##### Data lines
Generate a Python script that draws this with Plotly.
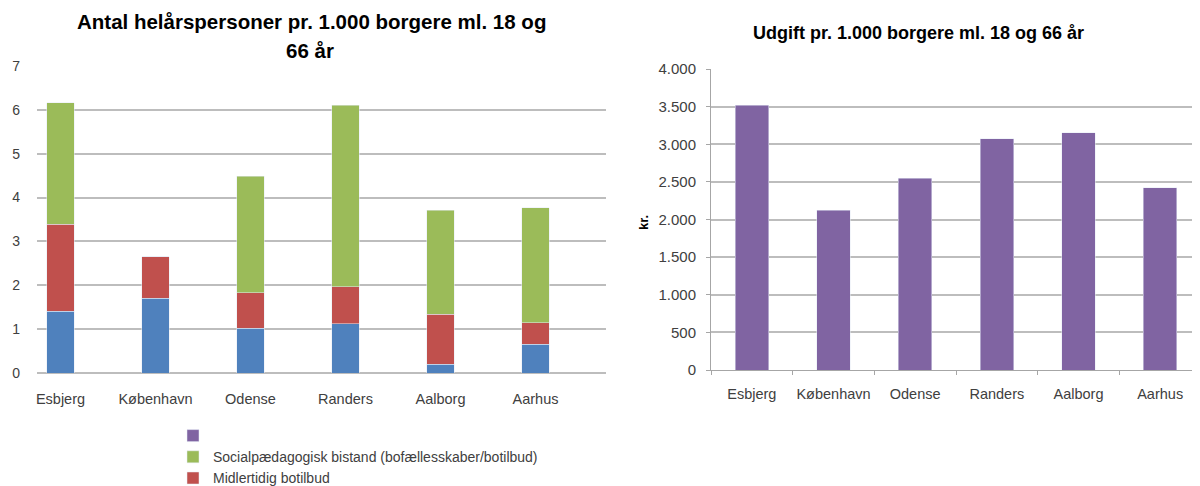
import plotly.graph_objects as go

categories = ["Esbjerg", "København", "Odense", "Randers", "Aalborg", "Aarhus"]

# Left chart: stacked series (helårspersoner pr. 1.000 borgere)
blue_vals = [1.41, 1.70, 1.02, 1.12, 0.20, 0.65]
red_vals = [1.98, 0.95, 0.81, 0.85, 1.14, 0.50]
green_vals = [2.77, 0.00, 2.66, 4.13, 2.37, 2.62]

# Right chart: udgift pr. 1.000 borgere (kr.)
expense_vals = [3520, 2120, 2550, 3070, 3150, 2420]

left_yticks = [0, 1, 2, 3, 4, 5, 6, 7]
right_yticks = [0, 500, 1000, 1500, 2000, 2500, 3000, 3500, 4000]

name_red = "Midlertidig botilbud"
name_green = "Socialpædagogisk bistand (bofællesskaber/botilbud)"
name_blue = "Anden"
name_purple = " "

W, H = 1200, 486
OFF = 8  # page body margin offset
FONT = "Liberation Sans"
TXT = "#404040"
GRID = "#BDBDBD"
AX = "#A6A6A6"

fig = go.Figure()
fig.add_trace(go.Bar(x=categories, y=blue_vals, name=name_blue, marker_color="#4F81BD",
                     width=0.285, showlegend=False, xaxis="x", yaxis="y"))
fig.add_trace(go.Bar(x=categories, y=red_vals, name=name_red, marker_color="#C0504D",
                     width=0.285, xaxis="x", yaxis="y"))
fig.add_trace(go.Bar(x=categories, y=green_vals, name=name_green, marker_color="#9BBB59",
                     width=0.285, xaxis="x", yaxis="y"))
fig.add_trace(go.Bar(x=categories, y=expense_vals, name=name_purple, marker_color="#8064A2",
                     width=0.41, xaxis="x2", yaxis="y2"))


def px_x(p):
    return (p - OFF) / W


def px_y(p):
    return (H - (p - OFF)) / H


fig.update_layout(
    width=W, height=H,
    margin=dict(l=0, r=0, t=0, b=0, autoexpand=False),
    paper_bgcolor="white", plot_bgcolor="white",
    barmode="stack",
    separators=",.",
    font=dict(family=FONT, size=12, color=TXT),
    xaxis=dict(domain=[px_x(37), px_x(606)], anchor="y", range=[-0.247, 5.742],
               showgrid=False, showline=False, automargin=False, tickangle=0,
               ticks="", tickfont=dict(size=14.5, color=TXT), zeroline=False,
               ticklabelstandoff=15),
    yaxis=dict(domain=[px_y(373), px_y(66)], anchor="x", range=[0, 7], tickvals=left_yticks,
               showgrid=True, gridcolor=GRID, gridwidth=1.5, zeroline=True, zerolinecolor=GRID,
               zerolinewidth=1.5, showline=False, ticks="", tickfont=dict(size=14, color=TXT),
               ticklabelstandoff=16, automargin=False),
    xaxis2=dict(domain=[px_x(711), px_x(1201)], anchor="y2", showgrid=False, showline=True,
                linecolor=AX, linewidth=1, ticks="outside", tickson="boundaries",
                ticklen=4, tickcolor=AX, tickfont=dict(size=14.5, color=TXT), tickangle=0,
                ticklabelstandoff=11, automargin=False),
    yaxis2=dict(domain=[px_y(370), px_y(69)], anchor="x2", range=[0, 4000], tickvals=right_yticks,
                tickformat=",d", showgrid=True, gridcolor=GRID, gridwidth=1.5, showline=True,
                linecolor=AX, linewidth=1, ticks="outside", ticklen=4, tickcolor=AX,
                zeroline=False, tickfont=dict(size=15, color=TXT), ticklabelstandoff=7,
                automargin=False),
    legend=dict(x=px_x(173), y=px_y(420), xanchor="left", yanchor="top",
                traceorder="reversed", font=dict(size=14, color=TXT),
                bgcolor="rgba(0,0,0,0)", itemwidth=30, tracegroupgap=0),
    annotations=[
        dict(text="<b>Antal helårspersoner pr. 1.000 borgere ml. 18 og</b>", x=px_x(311), y=px_y(22),
             xref="paper", yref="paper", showarrow=False, xanchor="center", yanchor="middle",
             font=dict(size=20.5, color="#000000", family=FONT)),
        dict(text="<b>66 år</b>", x=px_x(310), y=px_y(50),
             xref="paper", yref="paper", showarrow=False, xanchor="center", yanchor="middle",
             font=dict(size=20.5, color="#000000", family=FONT)),
        dict(text="<b>Udgift pr. 1.000 borgere ml. 18 og 66 år</b>", x=px_x(918), y=px_y(33),
             xref="paper", yref="paper", showarrow=False, xanchor="center", yanchor="middle",
             font=dict(size=18, color="#000000", family=FONT)),
        dict(text="<b>kr.</b>", x=px_x(643), y=px_y(223), textangle=-90,
             xref="paper", yref="paper", showarrow=False, xanchor="center", yanchor="middle",
             font=dict(size=13, color="#000000", family=FONT)),
    ],
)

fig.write_html("out.html")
##########
## What the task requires
Exclude the images and reproduce the remaining data exactly.

## Solution for this problem
Generate a Python script that draws this with Plotly.
import plotly.graph_objects as go

categories = ["Esbjerg", "København", "Odense", "Randers", "Aalborg", "Aarhus"]

# Left chart: stacked series (helårspersoner pr. 1.000 borgere)
blue_vals = [1.41, 1.70, 1.02, 1.12, 0.20, 0.65]
red_vals = [1.98, 0.95, 0.81, 0.85, 1.14, 0.50]
green_vals = [2.77, 0.00, 2.66, 4.13, 2.37, 2.62]

# Right chart: udgift pr. 1.000 borgere (kr.)
expense_vals = [3520, 2120, 2550, 3070, 3150, 2420]

left_yticks = [0, 1, 2, 3, 4, 5, 6, 7]
right_yticks = [0, 500, 1000, 1500, 2000, 2500, 3000, 3500, 4000]

name_red = "Midlertidig botilbud"
name_green = "Socialpædagogisk bistand (bofællesskaber/botilbud)"
name_blue = "Anden"
name_purple = " "

W, H = 1200, 486
OFF = 8  # page body margin offset
FONT = "Liberation Sans"
TXT = "#404040"
GRID = "#BDBDBD"
AX = "#A6A6A6"

fig = go.Figure()
fig.add_trace(go.Bar(x=categories, y=blue_vals, name=name_blue, marker_color="#4F81BD",
                     width=0.285, showlegend=False, xaxis="x", yaxis="y"))
fig.add_trace(go.Bar(x=categories, y=red_vals, name=name_red, marker_color="#C0504D",
                     width=0.285, xaxis="x", yaxis="y"))
fig.add_trace(go.Bar(x=categories, y=green_vals, name=name_green, marker_color="#9BBB59",
                     width=0.285, xaxis="x", yaxis="y"))
fig.add_trace(go.Bar(x=categories, y=expense_vals, name=name_purple, marker_color="#8064A2",
                     width=0.41, xaxis="x2", yaxis="y2"))


def px_x(p):
    return (p - OFF) / W


def px_y(p):
    return (H - (p - OFF)) / H


fig.update_layout(
    width=W, height=H,
    margin=dict(l=0, r=0, t=0, b=0, autoexpand=False),
    paper_bgcolor="white", plot_bgcolor="white",
    barmode="stack",
    separators=",.",
    font=dict(family=FONT, size=12, color=TXT),
    xaxis=dict(domain=[px_x(37), px_x(606)], anchor="y", range=[-0.247, 5.742],
               showgrid=False, showline=False, automargin=False, tickangle=0,
               ticks="", tickfont=dict(size=14.5, color=TXT), zeroline=False,
               ticklabelstandoff=15),
    yaxis=dict(domain=[px_y(373), px_y(66)], anchor="x", range=[0, 7], tickvals=left_yticks,
               showgrid=True, gridcolor=GRID, gridwidth=1.5, zeroline=True, zerolinecolor=GRID,
               zerolinewidth=1.5, showline=False, ticks="", tickfont=dict(size=14, color=TXT),
               ticklabelstandoff=16, automargin=False),
    xaxis2=dict(domain=[px_x(711), px_x(1201)], anchor="y2", showgrid=False, showline=True,
                linecolor=AX, linewidth=1, ticks="outside", tickson="boundaries",
                ticklen=4, tickcolor=AX, tickfont=dict(size=14.5, color=TXT), tickangle=0,
                ticklabelstandoff=11, automargin=False),
    yaxis2=dict(domain=[px_y(370), px_y(69)], anchor="x2", range=[0, 4000], tickvals=right_yticks,
                tickformat=",d", showgrid=True, gridcolor=GRID, gridwidth=1.5, showline=True,
                linecolor=AX, linewidth=1, ticks="outside", ticklen=4, tickcolor=AX,
                zeroline=False, tickfont=dict(size=15, color=TXT), ticklabelstandoff=7,
                automargin=False),
    legend=dict(x=px_x(173), y=px_y(420), xanchor="left", yanchor="top",
                traceorder="reversed", font=dict(size=14, color=TXT),
                bgcolor="rgba(0,0,0,0)", itemwidth=30, tracegroupgap=0),
    annotations=[
        dict(text="<b>Antal helårspersoner pr. 1.000 borgere ml. 18 og</b>", x=px_x(311), y=px_y(22),
             xref="paper", yref="paper", showarrow=False, xanchor="center", yanchor="middle",
             font=dict(size=20.5, color="#000000", family=FONT)),
        dict(text="<b>66 år</b>", x=px_x(310), y=px_y(50),
             xref="paper", yref="paper", showarrow=False, xanchor="center", yanchor="middle",
             font=dict(size=20.5, color="#000000", family=FONT)),
        dict(text="<b>Udgift pr. 1.000 borgere ml. 18 og 66 år</b>", x=px_x(918), y=px_y(33),
             xref="paper", yref="paper", showarrow=False, xanchor="center", yanchor="middle",
             font=dict(size=18, color="#000000", family=FONT)),
        dict(text="<b>kr.</b>", x=px_x(643), y=px_y(223), textangle=-90,
             xref="paper", yref="paper", showarrow=False, xanchor="center", yanchor="middle",
             font=dict(size=13, color="#000000", family=FONT)),
    ],
)

fig.write_html("out.html")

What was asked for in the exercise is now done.